The Rams went 1-for-9 on third down. They were 0-for-8 before the late conversion. They didn’t get over 100 total yards until their final drive of the game and that required a breakdown by Malcolm Butler on Kenny Britt. Britt, the Rams best offensive player this season, hadn’t had a catch before that.

PATRIOTS 26, RAMS 10

So what if the Patriots used the Rams as their step stool to get to the next rung? So what if they were supposed to do exactly that? They’d had other matchups this season when they hadn’t choked out lesser opponents. This time they did.

And some of the players who figured prominently are precisely some of the players who’ve had their struggles.

Jabaal Sheard, benched two weeks ago, forced a pick and three passes defensed. Logan Ryan, who’s seen his role change and playing time dwindle, had a sack on a corner blitz and had two quarterback hits to go with five tackles.

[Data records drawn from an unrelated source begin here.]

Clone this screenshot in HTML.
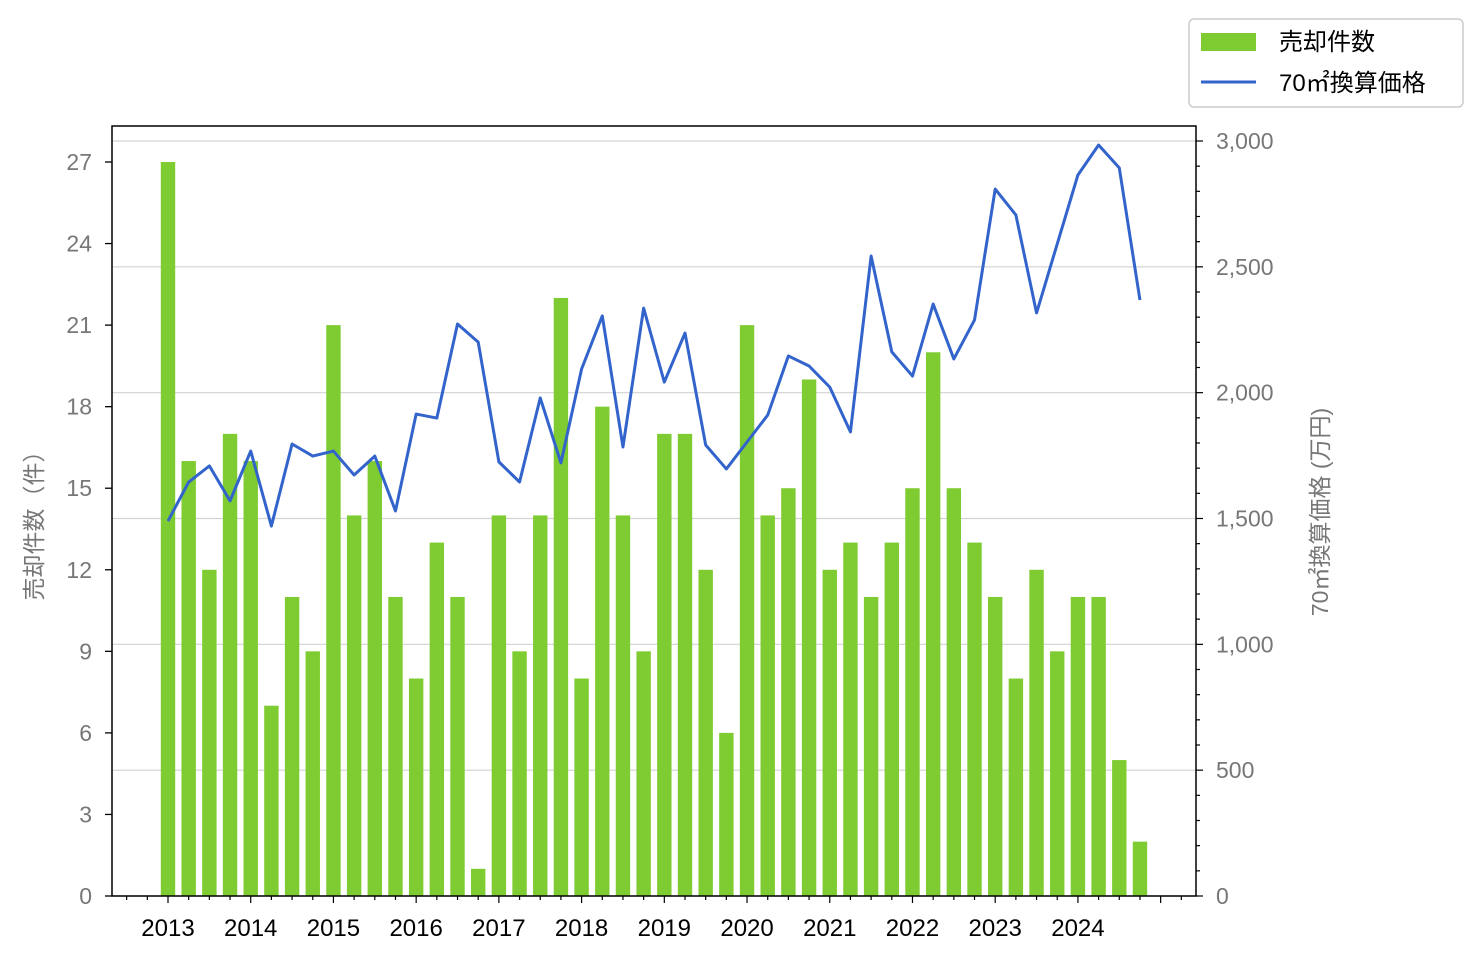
<!DOCTYPE html>
<html><head><meta charset="utf-8"><style>
html,body{margin:0;padding:0;background:#fff;}
svg{display:block;font-family:"Liberation Sans","Noto Sans CJK JP",sans-serif;}
</style></head><body>
<svg id="chart" width="1482" height="961"></svg>
<script>
const years=["2013","2014","2015","2016","2017","2018","2019","2020","2021","2022","2023","2024"];
const salesCounts=[27,16,12,17,16,7,11,9,21,14,16,11,8,13,11,1,14,9,14,22,8,18,14,9,17,17,12,6,21,14,15,19,12,13,11,13,15,20,15,13,11,8,12,9,11,11,5,2];
const prices=[1490,1645,1709,1570,1768,1470,1796,1748,1768,1673,1748,1530,1915,1899,2273,2201,1725,1645,1979,1721,2094,2305,1784,2336,2042,2237,1792,1697,1804,1911,2146,2106,2022,1844,2543,2162,2066,2352,2134,2289,2809,2706,2317,2591,2865,2984,2893,2368];
const leftTicks=[0,3,6,9,12,15,18,21,24,27];
const rightTicks=[0,500,1000,1500,2000,2500,3000];
const rightTickLabels=["0","500","1,000","1,500","2,000","2,500","3,000"];

const NS="http://www.w3.org/2000/svg";
const svg=document.getElementById('chart');
const L=112,R=1196,T=126,B=896;
const yL=v=>B-v*(B-162)/27;
const yR=v=>B-v*(B-141)/3000;
const xQ=i=>168+i*20.68;
function mk(tag,attrs,parent){const e=document.createElementNS(NS,tag);for(const k in attrs)e.setAttribute(k,attrs[k]);(parent||svg).appendChild(e);return e;}

// grid (right axis)
rightTicks.forEach(v=>{
  const g=mk('line',{x1:L,x2:R,y1:yR(v),y2:yR(v),stroke:'#d3d3d3','stroke-width':1.2});
  
  
});
// bars
salesCounts.forEach((v,i)=>{
  const b=mk('rect',{x:xQ(i)-7.2,y:yL(v),width:14.4,height:B-yL(v),fill:'#7fcc32'});
  
  
});
// line
const pts=prices.map((v,i)=>xQ(i)+','+yR(v)).join(' ');
const pl=mk('polyline',{points:pts,fill:'none',stroke:'#3264cc','stroke-width':3,'stroke-linejoin':'round'});


// frame
const fr=mk('rect',{x:L,y:T,width:R-L,height:B-T,fill:'none',stroke:'#000','stroke-width':1.5});


// left ticks
leftTicks.forEach(v=>{
  const y=yL(v);
  mk('line',{x1:L-7,x2:L,y1:y,y2:y,stroke:'#000','stroke-width':1.3});
  const t=mk('text',{x:L-20,y:y+8,'text-anchor':'end','font-size':23,fill:'#777'});
  t.textContent=v;
  
  
});
// right ticks
for(let v=0;v<=3000;v+=100){const y=yR(v);if(y<T)break;mk('line',{x1:R,x2:R+(v%500?4:7),y1:y,y2:y,stroke:'#000','stroke-width':1.2});}
rightTicks.forEach((v,i)=>{
  const t=mk('text',{x:R+20,y:yR(v)+8,'font-size':23,fill:'#777'});
  t.textContent=rightTickLabels[i];
  
  
});
// x ticks
for(let i=-2;i<=50;i++){const x=xQ(i);if(x<L||x>R)continue;mk('line',{x1:x,x2:x,y1:B,y2:B+(i%4===0?7:4),stroke:'#000','stroke-width':1.2});}
years.forEach((yv,k)=>{
  const t=mk('text',{x:xQ(k*4),y:B+40,'text-anchor':'middle','font-size':24,fill:'#000'});
  t.textContent=yv;
  
  
});
// axis titles
const lt=mk('text',{x:0,y:0,transform:'translate(42,520) rotate(-90)','text-anchor':'middle','font-size':23,fill:'#777'});
lt.textContent='売却件数（件）';


const rt=mk('text',{x:0,y:0,transform:'translate(1328,512) rotate(-90)','text-anchor':'middle','font-size':23,fill:'#777'});
rt.textContent='70㎡換算価格 (万円)';


// legend
const lg=mk('g',{});


mk('rect',{x:1189,y:19,width:274,height:88,rx:5,fill:'#fff',stroke:'#ccc','stroke-width':1.5},lg);
mk('rect',{x:1201,y:33,width:55,height:18,fill:'#7fcc32'},lg);
mk('line',{x1:1201,x2:1256,y1:82,y2:82,stroke:'#3264cc','stroke-width':3},lg);
const l1=mk('text',{x:1279,y:50,'font-size':24,fill:'#000'},lg);l1.textContent='売却件数';


const l2=mk('text',{x:1279,y:91,'font-size':24,fill:'#000'},lg);l2.textContent='70㎡換算価格';


</script>
</body></html>
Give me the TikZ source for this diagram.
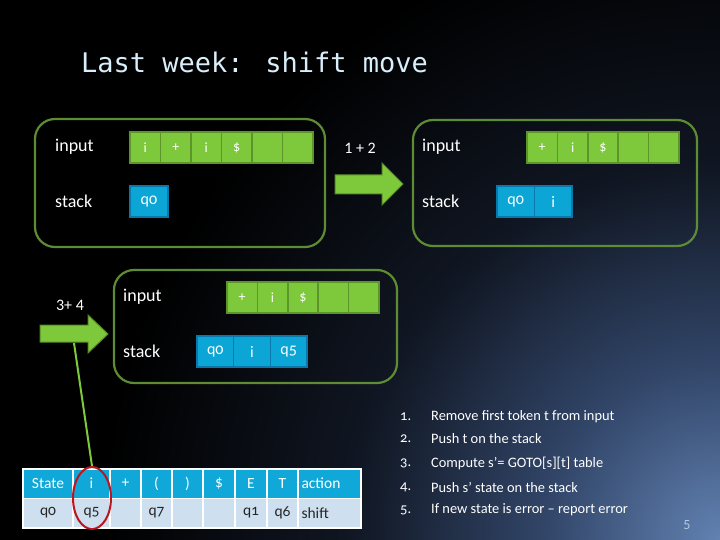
\documentclass[tikz,border=0pt]{standalone}
\usepackage{fontspec}
\setmainfont{Carlito}[Numbers=OldStyle]
\newfontfamily\lining{Carlito}
\newfontfamily\mono{DejaVu Sans Mono}
\usetikzlibrary{shapes.geometric}
\definecolor{boxgreen}{RGB}{94,140,52}
\definecolor{cellgreen}{RGB}{126,200,60}
\definecolor{cellgreenb}{RGB}{92,150,42}
\definecolor{cellblue}{RGB}{12,166,214}
\definecolor{cellblueb}{RGB}{10,120,170}
\definecolor{arrgreenb}{RGB}{90,140,40}
\definecolor{tblhead}{RGB}{16,168,216}
\definecolor{tblrow}{RGB}{206,224,240}
\definecolor{ellred}{RGB}{190,20,30}
\definecolor{titlecol}{RGB}{216,238,250}
\definecolor{bgblue}{RGB}{98,130,178}
\definecolor{bgmid}{RGB}{50,70,105}
\definecolor{bgdark}{RGB}{16,22,34}
\definecolor{pagenum}{RGB}{180,200,225}
\pgfdeclareradialshading{bgrad}{\pgfpointorigin}{color(0bp)=(bgblue); color(7bp)=(bgmid); color(15bp)=(bgdark); color(25bp)=(black); color(50bp)=(black)}
\tikzset{
  panel/.style={draw=boxgreen, line width=2.2pt, rounded corners=20pt, inner sep=0pt},
  incell/.style={draw=cellgreenb, fill=cellgreen, line width=1.5pt, minimum width=30.4pt, minimum height=31pt, inner sep=0pt, text=white, font=\fontsize{14}{16}\selectfont},
  stcell/.style={draw=cellblueb, fill=cellblue, line width=1.2pt, minimum height=31pt, inner sep=0pt, text=white, font=\fontsize{16}{18}\selectfont},
  lbl/.style={text=white, anchor=west, inner sep=0pt, font=\fontsize{18}{20}\selectfont},
  bigarrow/.style={fill=cellgreen, draw=arrgreenb, line width=1pt},
  arrlbl/.style={text=white, inner sep=0pt, font=\lining\fontsize{16}{18}\selectfont},
  thcell/.style={fill=tblhead, draw=white, line width=1.5pt, minimum height=29.5pt, inner sep=0pt, text=white, font=\fontsize{15.5}{17}\selectfont},
  tdcell/.style={fill=tblrow, draw=white, line width=1.5pt, minimum height=29.5pt, inner sep=0pt, text=black!85, font=\fontsize{15.5}{17}\selectfont},
  listnum/.style={text=white, anchor=west, inner sep=0pt, font=\fontsize{14.5}{16}\selectfont},
  listtxt/.style={text=white, anchor=west, inner sep=0pt, font=\fontsize{14.4}{16}\selectfont}
}
\begin{document}
\begin{tikzpicture}[x=1pt,y=-1pt]
\useasboundingbox (0,0) rectangle (720,540);
\fill[black] (0,0) rectangle (720,540);
\begin{scope}
\clip (0,0) rectangle (720,540);
\shade[shading=bgrad] (720,540) circle (620);
\end{scope}

% title
\node[anchor=base west, inner sep=0pt, text=titlecol, font=\mono\fontsize{27}{30}\selectfont] (title) at (81,73) {Last week: shift move};

% panel 1
\node[panel, minimum width=290pt, minimum height=128pt] (box1) at (180,183) {};
\node[lbl] (in1) at (55,147) {input};
\node[lbl] (st1) at (55,201) {stack};
\foreach \t [count=\k from 0] in {i,+,i,\$,{},{}}
  \node[incell, minimum width=30.5pt] (a\k) at ({145.25+\k*30.5},147.5) {\t};
\node[stcell, minimum width=38pt] (as0) at (149,201.5) {q0};

% arrow 1
\draw[bigarrow] (335,175) -- (382,175) -- (382,163) -- (403,184) -- (382,205) -- (382,194) -- (335,194) -- cycle;
\node[arrlbl] (lab12) at (360,148) {1 + 2};

% panel 2
\node[panel, minimum width=284pt, minimum height=126pt] (box2) at (555,183) {};
\node[lbl] (in2) at (422,147) {input};
\node[lbl] (st2) at (422,201) {stack};
\foreach \t [count=\k from 0] in {+,i,\$,{},{}}
  \node[incell] (b\k) at ({542.2+\k*30.4},147.5) {\t};
\node[stcell, minimum width=37.5pt] (bs0) at (515.75,201.5) {q0};
\node[stcell, minimum width=37.5pt] (bs1) at (553.25,201.5) {i};

% arrow 2
\draw[bigarrow] (40,325) -- (88,325) -- (88,315) -- (108,334) -- (88,353) -- (88,342) -- (40,342) -- cycle;
\node[arrlbl] (lab34) at (70,305) {3+ 4};
\coordinate (lnA) at (74,343);

% panel 3
\node[panel, minimum width=283pt, minimum height=113pt] (box3) at (255.5,326.5) {};
\node[lbl] (in3) at (123,297) {input};
\node[lbl] (st3) at (123,351) {stack};
\foreach \t [count=\k from 0] in {+,i,\$,{},{}}
  \node[incell] (c\k) at ({242.2+\k*30.4},297.5) {\t};
\foreach \t [count=\k from 0] in {q0,i,q5}
  \node[stcell, minimum width=36.67pt] (cs\k) at ({215.33+\k*36.67},351.5) {\t};

% table
\foreach \l/\r/\h/\v/\n in {23/73/State/q0/1, 73/110/i/q5/2, 110/141/+/{}/3, 141/172/(/q7/4, 172/203/)/{}/5, 203/235/\$/{}/6, 235/267/E/q1/7, 267/298/T/q6/8}{
  \node[thcell, minimum width={(\r-\l)*1pt}] (th\n) at ({(\l+\r)/2},483.5) {\h};
  \node[tdcell, minimum width={(\r-\l)*1pt}] (td\n) at ({(\l+\r)/2},513) {\v};
}
\node[thcell, minimum width=63pt, text width=56pt, align=left] (th9) at (329.5,483.5) {action};
\node[tdcell, minimum width=63pt, text width=56pt, align=left] (td9) at (329.5,513) {shift};

% red ellipse and link
\node[ellipse, draw=ellred, line width=2pt, minimum width=38pt, minimum height=62pt, inner sep=0pt] (ell) at (92,498) {};
\draw[cellgreen, line width=2pt] (lnA) -- (ell.north);

% list
\foreach \y/\n/\t in {417/1/Remove first token t from input, 439/2/Push t on the stack, 463/3/{Compute s'= GOTO[s][t] table}, 487/4/Push s' state on the stack, 510/5/If new state is error -- report error}{
  \node[listnum] (n\n) at (400,\y) {\n.};
  \node[listtxt] (l\n) at (431,\y) {\t};
}
\node[text=pagenum, inner sep=0pt, font=\lining\fontsize{14}{16}\selectfont] (pg) at (687,525) {5};
\end{tikzpicture}
\end{document}
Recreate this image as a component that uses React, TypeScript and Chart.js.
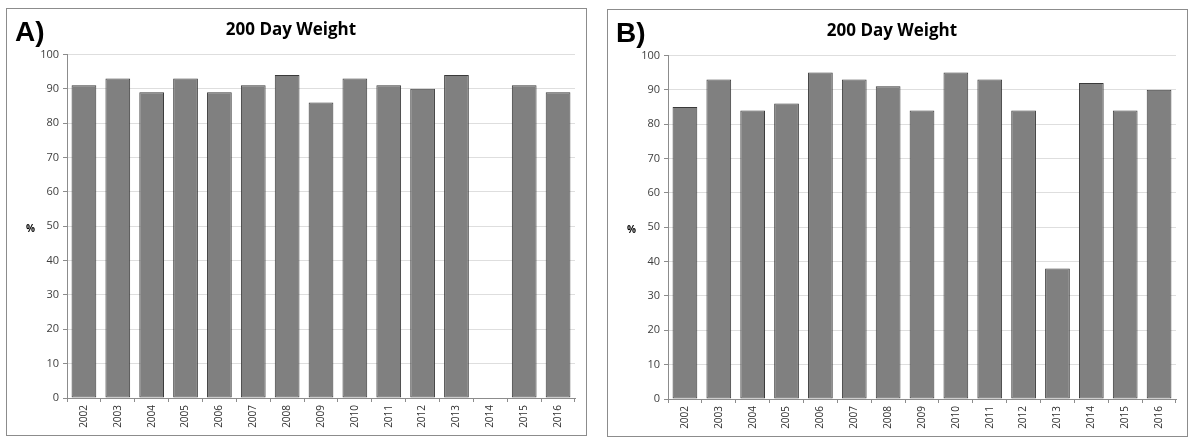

Kyle Van Noy, still fitting into the defense, had a pick, a pass defensed and four tackles. Alan Branch, who hasn’t struggled but had an NFL suspension hanging over his head until the league rescinded it Saturday, was his normal nuisance up front. Chris Long and Shea McClellin, both new to the team this year, had sacks.

“That happens around here,” explained Dont'a Hightower. “The next-man-up mentality has been here for a few years. Guys don’t play early then later in the season, they get right whatever it was that wasn’t right and they come back and we play well. It’s about us playing together.”

Hightower has steadily proclaimed that the defense has the talent and self-belief necessary to get where it needs to be on a consistent basis.  

“I feel like every week should be like this regardless of who we’re playing,” he said. “We had a great week of practice. Everyone was all in the same mindset, the same focus. (Defensive coordinator Matty Patricia) again did a great job of calling the game, mixing it up. We just went out there and executed.”

As the Patriots head into the final four games of their schedule, the caliber of their competition will rise. The next opponent, Baltimore, has won four of five including a 38-6 demolition of the Dolphins on Sunday.

The Broncos are up after the Ravens and that game will be in Denver, never an easy spot for the Patriots to say the least.

The Patriots close at home with the always-annoying Jets and then have to go to South Florida to play Miami in the New Year’s Day finale.  

“We’re just one week at a time,” said Ryan. “You can’t break this season off a couple weeks. Next week, we see what Baltimore [Ravens] just did, they’re a real good team. We know how that’s been in the past so it should be a nice game, a competitive game, competitive atmosphere. We’re just one week at a time, we’re happy we got this game and we’re on to the next one.”

It’s hard to point to this game and say, “All’s fixed.”

It was the outcome expected and there was no letdown. Part of the process.

“It’s December, time to play our best football,” said Devin McCourty. "We’ve been at it for a while now dating back to the beginning of training camp. Things we’ve talked about working on and things we’ve talked about improving, it’s time to start improving on those things and getting them done. Bill [Belichick] said it over and over that who we play each week is not going to matter if we don’t come and fix the things we need to fix and play the way we need to play. I think the whole team understands that and it starts with him, but [also] us echoing it as captains and as leaders. Today I think showed that when we do those things, we go out there and play well.”

The principals in this win – players like Sheard and Ryan – signaled that concerns over buy-in and locker room fissures appearing after playing time was shifted and personnel was shipped out were probably unfounded.

It’s a tough place to play because performance matters and there’s not a lot of, “That’s ok, you’ll get ‘em next time…” with this coaching staff.

It’s mentally challenging.

“That might be an understatement,” laughed Hightower. “But that’s part of the process, that’s part of the Patriot way and we try to adapt to it.”